What about JSON? That became a standard without multiple implementations or even any discussion about what people would’ve wanted, like comments.
I just don’t think there’s any rule that says that we need multiple implementations of thing to make it a standard. Also, we already have a standard for SQL and they could’ve just used the parts of SQLite that were compliant with that.
> Also, we already have a standard for SQL and they could’ve just used the parts of SQLite that were compliant with that.
That would probably have been the best solution, I agree. And then people would have complained about bloat again, that browsers are now required to expose a SQL engine, that they are too big, etc...
I know that you need multiple implementation of a proposed standard to make it a standard. What I was trying to (and failed to) convey is that you don’t need multiple implementations of a thing, as in SQLite itself, to let that become the standard because it’s mostly already compliant with SQL, the standard.
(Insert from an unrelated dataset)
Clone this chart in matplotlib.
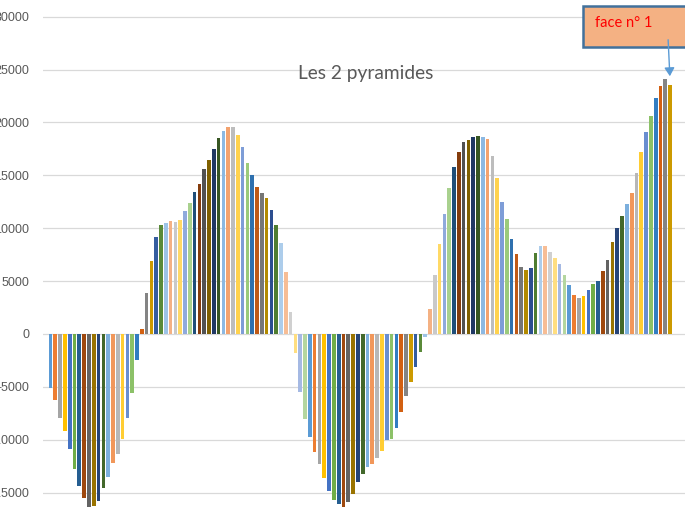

Anyway, there are multiple implementations of SQLite itself. It’s been implemented in JavaScript and .NET and Java as well I believe.
I know right, there are in fact several (which may have been part of the problem). Most SQL database vendors tend to stray slightly (or not so slightly) from the SQL standard that they target; SQLite is no exception.
Just unfortunate that the browser vendors couldn't come together and build a client-side SQL based API rather than punting and implementing a very basic key/value store on top of which someone will eventually reimplement SQLite. It's like 5 or 10 years from now we'll have what we had 10+ years ago, such progress!
Nobody said what was so wrong about that.